移行作業が終わったら、電源ボタンを押して起動し、ブラウザを使って設定画面を開いてみる。前回もそうだったが、本体を換装しただけで、内部のシステムには一切手を付けていないので、従来と同じURLにアクセスして同じユーザー名とパスワードを入力すればログインできる。もちろん、保存されているファイルにも影響はない。
やらなければいけないのは、ネットワーク共有におけるデバイス名を、新しいモデル名に書き換えなくてはいけないことくらいだ。それすらも変更がなければ、Windows上でネットワークドライブとして登録されていても、そのまま利用できてしまう。後はWake on LANの設定を行っている場合に、MACアドレスを変更することくらいだ。
前回の繰り返しになるが、同社の他にASUSTORやSynologyなど、システムをドライブに直接インストールして使うタイプのNASは、このようなドライブの載せ替えに対応する。国内メーカーのNASの多くはこの方式が使えず(というよりもドライブなしモデルがほとんど用意されていない)、上位モデルへの移行はまるごと買い替えとなるだけに、本製品の仕組みは手軽でよい。
さてスループットはどうだろうか。前回と同様に、本製品との通信経路にあるノートPCのネットワークカードやハブはギガビット対応のままなので、普通に考えて高速化は見込めない。
とはいえCrystalDiskMarkを使って測定すると、ランダムアクセスの読み書き速度がそこそこ向上しているのが分かる。2.5GbEならではのスループットとは到底言えないが、多少なりとも恩恵は受けているようだ。誤差レベルだった前回のASUSTOR製品とは明らかに違う。
ちなみに移行前のTS-251+は、メモリを8GBに増設してあるのに対して、本製品はオンボードの4GBのままなので、メモリが半分でありながら速度が同等かやや上であることは、本製品のポテンシャルの高さを感じる。ちなみに、CPUは4コア4スレッドのCeleron J1900(2.0GHz〜2.42GHz)→Celeron J4125(2.0GHz〜2.7GHz)になっている。今後、メモリ回りを強化することがあれば、その結果もレポートしたい。

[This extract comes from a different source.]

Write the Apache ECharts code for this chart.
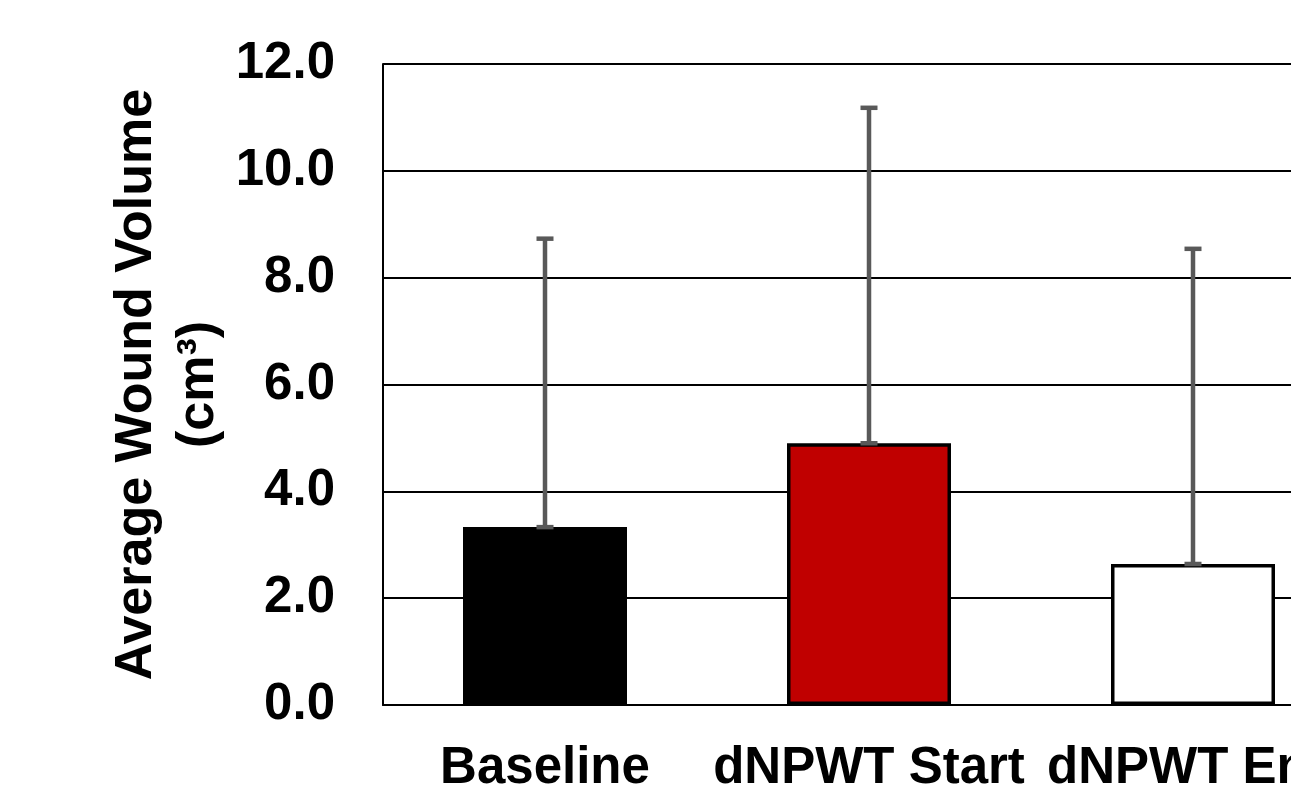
<!DOCTYPE html>
<html>
<head>
<meta charset="utf-8">
<script src="https://cdn.jsdelivr.net/npm/echarts@6/dist/echarts.min.js"></script>
<style>
html,body{margin:0;padding:0;background:#fff;overflow:hidden;width:1291px;height:796px;}
#chart{width:1400px;height:796px;}
</style>
</head>
<body>
<div id="chart"></div>
<script>
const categories = ['Baseline', 'dNPWT Start', 'dNPWT End'];
const means = [3.33, 4.90, 2.64];
const errors = [5.40, 6.28, 5.90];
const barColors = ['#000000', '#C00000', '#FFFFFF'];
const yTicks = [0, 2, 4, 6, 8, 10, 12];

const chart = echarts.init(document.getElementById('chart'));
const FONT = '"Liberation Sans", Arial, sans-serif';

chart.setOption({
  backgroundColor: '#ffffff',
  animation: false,
  grid: { left: 383, top: 64, width: 972, height: 641, containLabel: false },
  xAxis: {
    type: 'category',
    data: categories,
    axisLine: { show: true, lineStyle: { color: '#000', width: 2 } },
    axisTick: { show: false },
    axisLabel: { color: '#000', fontFamily: FONT, fontWeight: 'bold', fontSize: 51, margin: 38, interval: 0, hideOverlap: false }
  },
  yAxis: {
    type: 'value',
    min: yTicks[0],
    max: yTicks[yTicks.length - 1],
    interval: 2,
    name: 'Average Wound Volume\n(cm³)',
    nameLocation: 'middle',
    nameRotate: 90,
    nameGap: 153,
    nameMoveOverlap: false,
    nameTextStyle: { color: '#000', fontFamily: FONT, fontWeight: 'bold', fontSize: 52, lineHeight: 62, align: 'center' },
    axisLine: { show: true, lineStyle: { color: '#000', width: 2 } },
    axisTick: { show: false },
    splitLine: { show: true, lineStyle: { color: '#000', width: 2 } },
    axisLabel: {
      color: '#000', fontFamily: FONT, fontWeight: 'bold', fontSize: 51, margin: 48,
      formatter: v => v.toFixed(1)
    }
  },
  series: [
    {
      type: 'bar',
      barWidth: 164,
      data: means.map((v, i) => ({
        value: v,
        itemStyle: { color: barColors[i], borderColor: '#000', borderWidth: 3.5 }
      })),
      z: 2
    },
    {
      type: 'custom',
      z: 3,
      data: means.map((v, i) => [i, v, v + errors[i]]),
      renderItem: function (params, api) {
        const x = api.value(0);
        const lo = api.coord([x, api.value(1)]);
        const hi = api.coord([x, api.value(2)]);
        const half = 8.5;
        const style = { stroke: '#595959', lineWidth: 4.5 };
        return {
          type: 'group',
          children: [
            { type: 'line', shape: { x1: lo[0], y1: lo[1], x2: hi[0], y2: hi[1] }, style: style },
            { type: 'line', shape: { x1: hi[0] - half, y1: hi[1], x2: hi[0] + half, y2: hi[1] }, style: style },
            { type: 'line', shape: { x1: lo[0] - half, y1: lo[1], x2: lo[0] + half, y2: lo[1] }, style: style }
          ]
        };
      }
    }
  ]
});
</script>
</body>
</html>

ところでこのTS-253Dは、背面にLow ProfileのPCIeスロット(Gen 2x4)が追加されているのが特徴だ。これを使えば、2.5GbEをさらに上位の5GbEや10GbE対応ネットワークカードを追加したり、キャッシュ用のM.2 NVMeやSATA SSDを追加したりすることもできる。現状、ギガビット環境であることを考えると途方もない世界だが、このような拡張性の高さは大きな魅力だ。